幼児期にふさわしい運動とはどういったものなのでしょうか。
元気に走り回っていればいいというものではありません。
かといって子どもの発達に合わない運動は子どもの身体にはもちろん情緒にも大きな負担となってきます。例えば他の子どもより、高度な身体運動をさせる保育が流行ったこともありましたが、それが幼児期にふさわしい運動であったとは言えないわけです。
自然な動きとは?
自然な動きとは、人類の進化の過程で身につけていった動きをさします。
具体的には
- はいずる
- 四つ這い
- すべる
- 歩く
- はしる
- 段をあがる
- 段を下りる
- 投げる
- 持つ
- 叩く
- 引っ張る
- 押す
- 跳ぶ
- 転がる
- 揺れる
などがあげられます。
運動遊びを設定したり、体操を考える時にはこれらの動きから、内容を考えていくとより専門性の高いものになると思います
幼児期に十分運動する事のメリット
- 身体組織の成長を助ける
- 臓器の機能も向上させる
- 病気の予防
- 健康習慣の促進
- 移動や空間認知の獲得
- 姿勢認知の獲得
- 人格における意思の形成
幼児期に、発達に合った運動する事にはこの様にたくさんのメリットがあります。
運動が不足していると
例えば、とても短い時間しかハイハイやずり這いを行わなかった場合
方向認知や姿勢認知の問題が出てしまう。
特に空間認知
特に空間認知に関する不安定さは子どもの振る舞いと、学習能力の両方に影響を及ぼします。
運動遊びを積極的に
運動が大切なのはわかったけれど、本当にわざわざ時間を作って運動遊びをしなければならないのでしょうか。
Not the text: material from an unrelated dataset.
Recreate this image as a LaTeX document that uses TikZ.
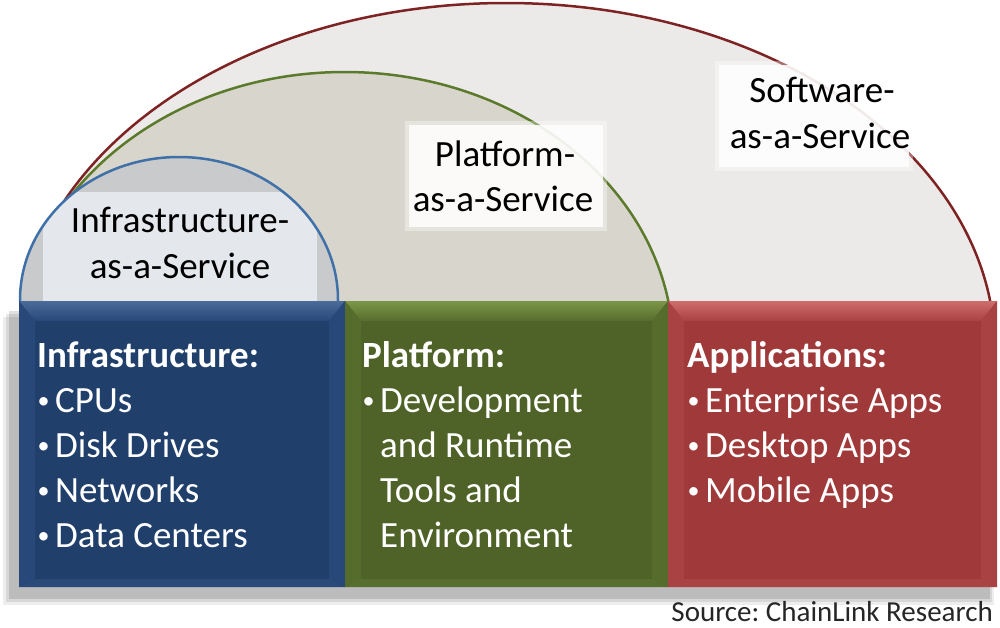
\documentclass[tikz,border=0pt]{standalone}
\usepackage{fontspec}
\setmainfont{Carlito}
\definecolor{iaasblue}{HTML}{213F6B}
\definecolor{iaastop}{HTML}{4A6C99}
\definecolor{iaasside}{HTML}{284879}
\definecolor{iaasbot}{HTML}{2A4A78}
\definecolor{paasgreen}{HTML}{4F6328}
\definecolor{paastop}{HTML}{7C9748}
\definecolor{paasside}{HTML}{566C2D}
\definecolor{paasbot}{HTML}{586E2F}
\definecolor{saasred}{HTML}{A03A3A}
\definecolor{saastop}{HTML}{CF6C6C}
\definecolor{saasside}{HTML}{A94242}
\definecolor{saasbot}{HTML}{AA4444}
\definecolor{outerfill}{HTML}{ECEAE8}
\definecolor{outerline}{HTML}{7E2323}
\definecolor{midfill}{HTML}{D8D6CC}
\definecolor{midline}{HTML}{5B7A2B}
\definecolor{innerfill}{HTML}{C9CACC}
\definecolor{innerline}{HTML}{4070A8}
\definecolor{innerlabel}{HTML}{E4E7EC}
\tikzset{
  layerbox/.style={draw=none, inner sep=0pt, outer sep=0pt, minimum width=#1, minimum height=286pt, anchor=north west},
  boxtext/.style={text=white, inner sep=0pt, anchor=base west, font=\fontsize{37}{45}\selectfont},
  boxhead/.style={boxtext, font=\fontsize{37}{45}\selectfont\bfseries},
  domelabel/.style={text=black, inner sep=0pt, anchor=base, font=\fontsize{37}{45}\selectfont},
  domeline/.style={line width=2.5pt},
}
\newcommand{\bul}{\makebox[18pt][l]{\hspace{0.5pt}\raisebox{3.5pt}{\fontsize{24}{24}\selectfont •}}}
\newcommand{\bevel}[4]{% node, top, side, bottom
  \shade[top color=#2, bottom color=#3] (#1.north west) -- (#1.north east) -- ([shift={(-16,20)}]#1.north east) -- ([shift={(16,20)}]#1.north west) -- cycle;
  \fill[#3] (#1.north west) -- ([shift={(16,20)}]#1.north west) -- ([shift={(16,-8)}]#1.south west) -- (#1.south west) -- cycle;
  \fill[#3] (#1.north east) -- ([shift={(-16,20)}]#1.north east) -- ([shift={(-16,-8)}]#1.south east) -- (#1.south east) -- cycle;
  \fill[#4] (#1.south west) -- (#1.south east) -- ([shift={(-16,-8)}]#1.south east) -- ([shift={(16,-8)}]#1.south west) -- cycle;
}
\newcommand{\softbox}[4]{% x1,y1,x2,y2 : soft white label backing
  \fill[white, opacity=.35] (#1-3,#2-3) rectangle (#3+3,#4+3);
  \fill[white, opacity=.85] (#1+1,#2+1) rectangle (#3-1,#4-1);
}
\begin{document}
\begin{tikzpicture}[x=1pt,y=-1pt]
\useasboundingbox (0,0) rectangle (1000,627);
\fill[white] (0,0) rectangle (1000,627);

% domes
\begin{scope}
  \clip (0,0) rectangle (1000,301);
  \filldraw[fill=outerfill, draw=outerline, domeline] (506,350) ellipse [x radius=489pt, y radius=347pt];
  \filldraw[fill=midfill, draw=midline, domeline] (344.6,350) ellipse [x radius=328.8pt, y radius=278pt];
  \softbox{718}{64}{910}{168}
  \softbox{408}{124}{604}{228}
  \fill[innerfill] (179,300) ellipse [x radius=159pt, y radius=143pt];
  \begin{scope}
    \clip (179,300) ellipse [x radius=159pt, y radius=143pt];
    \fill[innerlabel] (43,192) rectangle (317,305);
  \end{scope}
  \draw[innerline, domeline] (179,300) ellipse [x radius=159pt, y radius=143pt];
\end{scope}

% dome labels
\node[domelabel] (iaas1) at (180,232) {Infrastructure-};
\node[domelabel] (iaas2) at (180,278) {as-a-Service};
\node[domelabel] (paas1) at (505,166) {Platform-};
\node[domelabel] (paas2) at (503,211) {as-a-Service};
\node[domelabel] (saas1) at (822,102) {Software-};
\node[domelabel] (saas2) at (820,148) {as-a-Service};

% shadow
\fill[black, opacity=.07] (3,317) rectangle (994,605);
\fill[black, opacity=.09] (6,314) rectangle (992,602);
\fill[black, opacity=.12] (9,311) rectangle (990,599);

% boxes
\node[layerbox=326pt, fill=iaasblue] (ibox) at (19,301) {};
\node[layerbox=323pt, fill=paasgreen] (pbox) at (345,301) {};
\node[layerbox=329pt, fill=saasred] (sbox) at (668,301) {};
\bevel{ibox}{iaastop}{iaasside}{iaasbot}
\bevel{pbox}{paastop}{paasside}{paasbot}
\bevel{sbox}{saastop}{saasside}{saasbot}

% box texts
\node[boxhead] (ih) at (37,367) {Infrastructure:};
\node[boxtext] (i1) at (37,412) {\bul CPUs};
\node[boxtext] (i2) at (37,457) {\bul Disk Drives};
\node[boxtext] (i3) at (37,502) {\bul Networks};
\node[boxtext] (i4) at (37,547) {\bul Data Centers};

\node[boxhead] (ph) at (362,367) {Platform:};
\node[boxtext] (p1) at (362,412) {\bul Development};
\node[boxtext] (p2) at (380,457) {and Runtime};
\node[boxtext] (p3) at (380,502) {Tools and};
\node[boxtext] (p4) at (380,547) {Environment};

\node[boxhead] (sh) at (687,367) {Applications:};
\node[boxtext] (s1) at (687,412) {\bul Enterprise Apps};
\node[boxtext] (s2) at (687,457) {\bul Desktop Apps};
\node[boxtext] (s3) at (687,502) {\bul Mobile Apps};

\node[anchor=base east, inner sep=0pt, text=black!85, font=\fontsize{29}{34}\selectfont\frenchspacing] (src) at (993,621) {Source: ChainLink Research};
\end{tikzpicture}
\end{document}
日常生活の中に色んな動きがあるし、毎日お外で遊ぶ時間もとっているからわざわざ運動遊びの時間を取り入れるなんて必要ないと思う気持ちも分かりますが、それでも私は運動遊びをすすめます。
なぜなら、近年は運動発達が欠けていたり跳び抜かしてしまうケースが多いからです。例えば、「はいはいせずに、お尻で進み始めてしまった」「歩き始めが早くハイハイの経験が異常に少ない」など珍しい話ではありませんよね。
しかし、これらの発達の跳び抜かしがその後の人生に及ぼす影響は大きいものです。
そこで、運動遊びの出番です。普段の生活や遊びではする事の少ないハイハイ等の動きをここで取り戻していく事で就学後に現れる発達の跳び抜かしを原因とする困難を軽減する事が出来ます。
また神経組織の相互関係から見ても基礎的な運動遊びがその他の領域・分野の発達も促していく事は明らかです。
例えばこんなケース
落ち付きがなく、他動的な子どもは運動能力はきちんと発達していると誤解されがちです。しかし、反対に運動に関するたくさんの能力が不足している場合も多くあります。例えば
- バランス感覚の悪さ
- 身体像(ボディーイメージ)の未獲得
- 方向感覚の欠如
- 運動調整力の課題
- 集中力の弱さ
これらに課題がある場合です。
これらに課題がある場合、発達に合った運動を提案していくまたは遊びに盛り込んでいく事が求められます。
発達に合った運動遊びというのは子どもにとって程良い難しさであり、遊びとしても程良い難易度となる為、子どもにとっても楽しいものです。
コツはまんべんなく経験させる事
跳び箱◯段!
等と目標を立ててそればかり練習したり特定のスポーツばかりさせるのではなく基本的な動きをまんべんなく経験出来るよう考える事が幼児期の運動遊びの考え方になります。
まとめ
運動遊びでは様々なうごきを経験できます。
子どもは苦手な動きを遊びの中でも無意識に避けていきますが、面白そうな道具や、自分に合ったモデルを見ながら楽しく行う運動遊びの中では積極的にチャレンジする姿も多くみられます。
様々な動きを経験していく中で基本的な動きをしっかり身につけてその後(学童期以降)の発達をスムーズにできるよう運動遊びを保育の中に取り入れていく事は現代保育の必須条件となりつつあります。